While Ifrah acknowledges that the proposed amendment to the current law would no doubt make it easier for prosecutors to pursue foreign suspects, he argues that a better approach would be for U.S. officials to work through diplomatic channels to encourage other countries to pass and apply tougher cybercrime laws. "It's a very complicated process to pursue a foreign citizen, indict them, extradite them, bring them here, charge them and then, after they serve their sentence, ship them back," he says. "That's just millions and millions of dollars. ... But come on, isn't there something that can be done at a higher level of government to deal with this issue so that those folks can be prosecuted in their own countries? I hope so, anyway."
Rasch notes that there are less expensive ways than extradition to bring suspects located overseas to trial, especially if they're residing in a country that doesn't have a formal extradition treaty with the United States. "You can do what's called 'informal extradition,' because kidnapping is such a dirty word," he says.
Attorney Mark Rasch discusses U.S. extradition techniques.
The Justice Department continues to employ this tactic, for example in the case of accused Russian hacker Roman Seleznev, who the U.S. Secret Service grabbed in 2014 while he was vacationing in the Maldives. "It can be a long, cold winter in Russia. A lot of these people have a lot of money. It's pretty tempting to travel somewhere warmer," Assistant Attorney General Leslie Caldwell, chief of the Justice Department's criminal division, tells The New York Times.
Rasch, however, also isn't sold on the Justice Department's push to extend U.S. cybercrime jurisdiction worldwide. "There is some rationale for it; it's not completely outrageous," he says.

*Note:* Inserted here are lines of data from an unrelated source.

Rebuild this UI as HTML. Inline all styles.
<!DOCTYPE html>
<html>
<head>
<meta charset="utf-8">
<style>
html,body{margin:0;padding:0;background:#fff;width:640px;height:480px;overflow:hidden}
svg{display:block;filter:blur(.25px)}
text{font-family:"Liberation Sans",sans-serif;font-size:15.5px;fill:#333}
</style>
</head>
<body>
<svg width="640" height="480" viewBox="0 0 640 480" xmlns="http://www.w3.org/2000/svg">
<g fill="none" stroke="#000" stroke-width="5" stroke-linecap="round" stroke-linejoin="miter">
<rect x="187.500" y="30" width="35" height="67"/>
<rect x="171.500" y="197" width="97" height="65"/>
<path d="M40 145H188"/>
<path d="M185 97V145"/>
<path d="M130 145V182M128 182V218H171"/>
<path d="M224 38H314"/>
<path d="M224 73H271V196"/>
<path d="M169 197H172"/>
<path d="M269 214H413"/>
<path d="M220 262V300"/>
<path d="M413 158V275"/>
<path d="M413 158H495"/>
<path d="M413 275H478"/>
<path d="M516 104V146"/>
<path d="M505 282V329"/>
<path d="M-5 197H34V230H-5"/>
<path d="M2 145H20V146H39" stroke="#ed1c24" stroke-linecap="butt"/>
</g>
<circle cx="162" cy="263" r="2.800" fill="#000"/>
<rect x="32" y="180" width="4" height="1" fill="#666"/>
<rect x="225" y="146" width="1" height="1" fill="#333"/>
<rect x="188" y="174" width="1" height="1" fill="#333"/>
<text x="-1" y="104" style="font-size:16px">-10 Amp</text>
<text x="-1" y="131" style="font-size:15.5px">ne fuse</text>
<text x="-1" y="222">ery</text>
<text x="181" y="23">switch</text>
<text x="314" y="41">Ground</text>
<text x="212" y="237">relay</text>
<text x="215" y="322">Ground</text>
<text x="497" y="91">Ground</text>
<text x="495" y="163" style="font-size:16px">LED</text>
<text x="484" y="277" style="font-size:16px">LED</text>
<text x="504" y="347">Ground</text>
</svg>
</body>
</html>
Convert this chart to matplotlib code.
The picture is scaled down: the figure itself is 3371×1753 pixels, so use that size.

The problem, however, is the potential for reciprocity. "What happens is that some U.S. citizen can find themselves being thrown in jail in Iran, North Korea, Syria or Chad, because of something that they did that's perfectly legal in the United States, but which violates the law in some other country, even if they've never been in that country - and even if they have no knowledge of, or reason to believe, that there's a connection to that country," he says.